The Infiltration and the Amuscade:     In the 70s big gangs of skinheads fought for dominance on the streets.  When members of the Smethwick Mob attack their counterparts from Quinton on the Holte, its seen as a sign of the times, just more football violence.  Back in the 1890s the Peeky Blinders attack Albion supporters going to the Villa and in the 1990s rival firms the Steamers of Villa do battle with the Service Crew of Leeds, both a sign of the times.  Written March 2002

 

Summer Frocks:  In the winter of 1973 I’d just started work.  Someone proclaimed there was no poverty in Britain any more.  One particularly cold night in Winson Green, as I caught the outer circle I saw a young girl in a thin summer frock.  Many years later I saw the face again.  Written August 2001

 

The Bus Stop:  Back in 1976 I bought a book about the general strike which was celebrating its 50th anniversary that year.  It would not be until the 75th anniversary that I read it.  This story is based on a little anecdote about some activity in Brum that appears in it.  A manager takes a bus out and the TUC men try to stop him.  Written December 2001

 

The Tip:   As a social worker I used to have to conduct comprehensive risk assessments.  In one interview someone told me about the lengths his father had gone to to get a buzz. I’ve transposed that snippet into this story of an old man who gives a youngster a tip about drug taking – it’s a mug’s game.
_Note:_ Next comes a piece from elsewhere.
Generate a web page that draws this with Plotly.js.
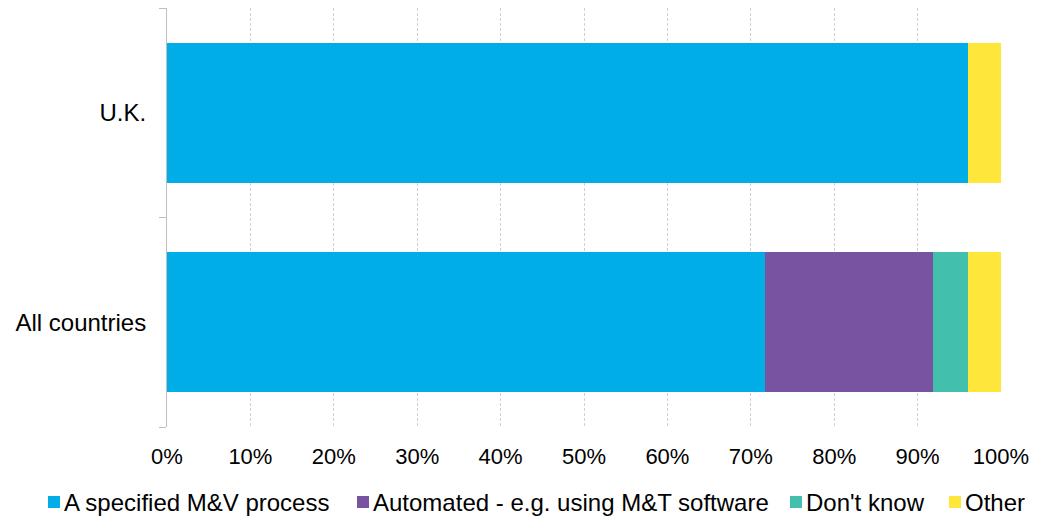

Written April 2000

 

The Selection Process:   In the 80s, with unemployment topping 3 million – and that was just the official figure – a gang went around organising interviews for people from whom they would then try to take money.  The scam played on people’s desperation to find work.  I first heard of it in 1983 on a visit home from the middle-east.  The Selection Process is my rendition of that awful tale. Written March 2002

 

No Permission Granted, No Request Made:   Dave brushes with young woman in Cannon Hill Park who is absolutely gagging for it, he has no doubt.  That evening he sees her again and puts his theory to the test.  But there has been no permission granted and no request made.  Written October 2001

 

The Escape:    On a boating holiday a few years back I saw a low tunnel leading from the canal under Winson Green prison.  A ex member of the SBS uses it to break one of his partners in crime out of jail.  All details about the geography of the prison are entirely the product of my own imagination.  Written December 2001

 

Turks Blood:   The week before Kennedy was assassinated, my dad had a good win on a horse called Turks Blood.  The tip came from one of my granddad’s sources over in Brum.  Granddad worked at Bloor and Pillars in Hockley.  Written January 2002

 

The Witness:    Pete, an ex pat heads for the last train out of Brum on a Sunday night.  He sees missing it and sleeping on New Street as an adventure.  When the beautiful Carmen comes onto the station an altogether different adventure unfolds. Written June 2002

 

In the Name of St Pat:   The St Patrick’s Day parade in Birmingham is now the biggest in the UK yet in 1974, the city was bombed – in the name of St Pat.  While there has been forgiveness at a community level, the ones responsible have never been brought to justice.  Written June 2002 

 

The Darts Match:   While in the north east I read that Armstrong’s on the banks of the Tyne sent battleships to opposing navies.  I conceived this story of a darts match between the rival workers being used to settle the war instead of the battleships while up there.  I have transferred the tale to two Birmingham gun factories supplying either side of a war in Africa.  Written February 2002.  The Tyneside version of the story was written in 2004.